> EXERCISE AIM: Leave the pictures out and retype the lines from the beginning through the line with "number of served", both ends included.

> COLLECTED MATERIAL:
##############################

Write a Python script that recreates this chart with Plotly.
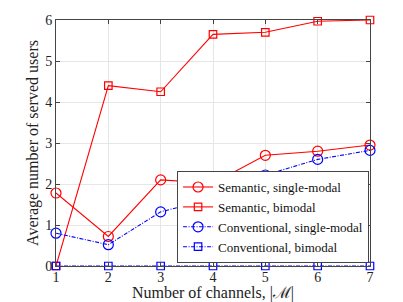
import plotly.graph_objects as go

channels = [1, 2, 3, 4, 5, 6, 7]
sem_single = [1.78, 0.72, 2.1, 2.02, 2.7, 2.8, 2.95]
sem_bimodal = [0.0, 4.4, 4.25, 5.65, 5.7, 5.97, 6.0]
conv_single = [0.8, 0.52, 1.32, 1.65, 2.22, 2.6, 2.82]
conv_bimodal = [0.0, 0.0, 0.0, 0.0, 0.0, 0.0, 0.0]

FONT = "'Liberation Serif', 'Times New Roman', 'DejaVu Serif', serif"
DASHDOT = "4px,1.5px,1px,1.5px"
fig = go.Figure()
series = [
    ("Semantic, single-modal", sem_single, "red", "solid", "circle-open"),
    ("Semantic, bimodal", sem_bimodal, "red", "solid", "square-open"),
    ("Conventional, single-modal", conv_single, "blue", DASHDOT, "circle-open"),
    ("Conventional, bimodal", conv_bimodal, "blue", DASHDOT, "square-open"),
]
for name, ys, col, dash, sym in series:
    size = 10 if sym.startswith("circle") else 7.5
    fig.add_trace(go.Scatter(
        x=channels, y=ys, name=name, mode="lines+markers",
        line=dict(color=col, width=1.1, dash=dash),
        marker=dict(symbol=sym, size=size, color=col, line=dict(width=1.2, color=col)),
        cliponaxis=False,
    ))

axis_common = dict(
    showline=True, linecolor="#444", linewidth=1, mirror="ticks",
    ticks="inside", ticklen=4, tickcolor="#444",
    showgrid=True, gridcolor="#e6e6e6", gridwidth=1, zeroline=False,
    tickfont=dict(family=FONT, size=14, color="#222"),
    automargin=False,
)
fig.update_xaxes(range=[1, 7], tickvals=channels, **axis_common, ticklabelstandoff=-2,
                 title=dict(text="Number of channels, |ℳ|", font=dict(family=FONT, size=16, color="#222"), standoff=2))
fig.update_yaxes(range=[0, 6], tickvals=[0, 1, 2, 3, 4, 5, 6], **axis_common,
                 title=dict(text="Average number of served users", font=dict(family=FONT, size=16, color="#222"), standoff=2))

fig.update_layout(
    width=395, height=294,
    margin=dict(l=47.5, r=33, t=12, b=36),
    paper_bgcolor="white", plot_bgcolor="white",
    font=dict(family=FONT),
    showlegend=True,
    legend=dict(x=0.997, y=0.012, xanchor="right", yanchor="bottom",
                bgcolor="white", bordercolor="#444", borderwidth=1,
                font=dict(family=FONT, size=13, color="#111"),
                tracegroupgap=0, itemwidth=30),
)
fig.write_html("out.html")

##############################

> RESPONSE BELOW:
Write a Python script that recreates this chart with Plotly.
import plotly.graph_objects as go

channels = [1, 2, 3, 4, 5, 6, 7]
sem_single = [1.78, 0.72, 2.1, 2.02, 2.7, 2.8, 2.95]
sem_bimodal = [0.0, 4.4, 4.25, 5.65, 5.7, 5.97, 6.0]
conv_single = [0.8, 0.52, 1.32, 1.65, 2.22, 2.6, 2.82]
conv_bimodal = [0.0, 0.0, 0.0, 0.0, 0.0, 0.0, 0.0]

FONT = "'Liberation Serif', 'Times New Roman', 'DejaVu Serif', serif"
DASHDOT = "4px,1.5px,1px,1.5px"
fig = go.Figure()
series = [
    ("Semantic, single-modal", sem_single, "red", "solid", "circle-open"),
    ("Semantic, bimodal", sem_bimodal, "red", "solid", "square-open"),
    ("Conventional, single-modal", conv_single, "blue", DASHDOT, "circle-open"),
    ("Conventional, bimodal", conv_bimodal, "blue", DASHDOT, "square-open"),
]
for name, ys, col, dash, sym in series:
    size = 10 if sym.startswith("circle") else 7.5
    fig.add_trace(go.Scatter(
        x=channels, y=ys, name=name, mode="lines+markers",
        line=dict(color=col, width=1.1, dash=dash),
        marker=dict(symbol=sym, size=size, color=col, line=dict(width=1.2, color=col)),
        cliponaxis=False,
    ))

axis_common = dict(
    showline=True, linecolor="#444", linewidth=1, mirror="ticks",
    ticks="inside", ticklen=4, tickcolor="#444",
    showgrid=True, gridcolor="#e6e6e6", gridwidth=1, zeroline=False,
    tickfont=dict(family=FONT, size=14, color="#222"),
    automargin=False,
)
fig.update_xaxes(range=[1, 7], tickvals=channels, **axis_common, ticklabelstandoff=-2,
                 title=dict(text="Number of channels, |ℳ|", font=dict(family=FONT, size=16, color="#222"), standoff=2))
fig.update_yaxes(range=[0, 6], tickvals=[0, 1, 2, 3, 4, 5, 6], **axis_common,
                 title=dict(text="Average number of served users", font=dict(family=FONT, size=16, color="#222"), standoff=2))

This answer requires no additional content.